Warehouse goes up after wrong street consulted
WORK is under way on a warehouse “monstrosity” at least 40ft high after a blundering Tory council consulted homeowners on the wrong street.
Residents in Corby, Northamptonshire, awoke to find the metal frame of the industrial units being erected just yards away from their back doors.
Many were blindsided and when they asked officials what had happened, it emerged that the council had got the road mixed up with another half a mile away. North Northamptonshire Council’s building planning officers had mistakenly consulted people living on Hubble Road instead of Hooke Close to ask their opinions about the 160,800 sq ft development.
The plans for the Earlstree 160 project, on the site of a former Weetabix factory, were approved by the council in November with construction works expected to be completed later in the year. The height of the industrial unit will be a minimum 40ft when built, with a pitched roof which extends higher, which will be more than double the height of many two-storey surrounding houses.
Town hall bosses have admitted the blunder but insisted they still acted legally. However, residents say they are “living in hell” after builders moved in.
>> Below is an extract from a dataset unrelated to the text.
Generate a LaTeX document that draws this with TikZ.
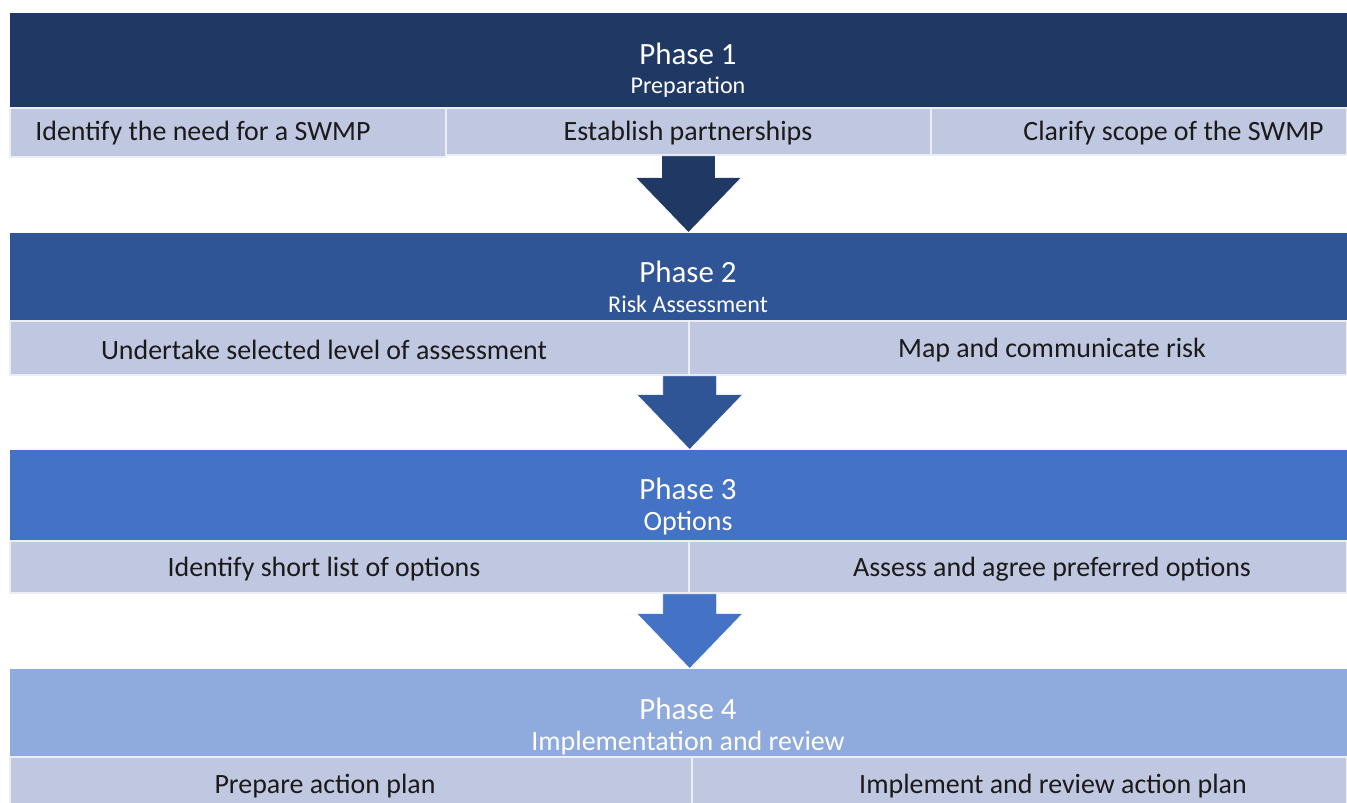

Groundwork construction at the site began in November, but in the past month the structure has started to be erected which has left residents distressed by the banging of metal.
Another neighbour, Jose Cruz, 64, and his wife Olga, 59, moved into their £200,000 two-bedroom semi-detached home in 2011 and fear they will now be unable to sell it.
Mr Cruz, a supermarket worker, said: “There used to be a Weetabix factory on the site but that was half the size of this monstrosity and it had been dormant for a long time.”
Operations manager Kieran Joseph, 30, has lived in the street with hairdresser Megan Cowan, 28, and their two children, said “the vibrations have caused a crack in our roof so the kids’ bedroom leaks.”
Jason Smithers, the council’s Conservative leader, confirmed that “the permission remains lawful as a notice was placed at the site and a press advert was published – which fulfils the statutory part of the process.”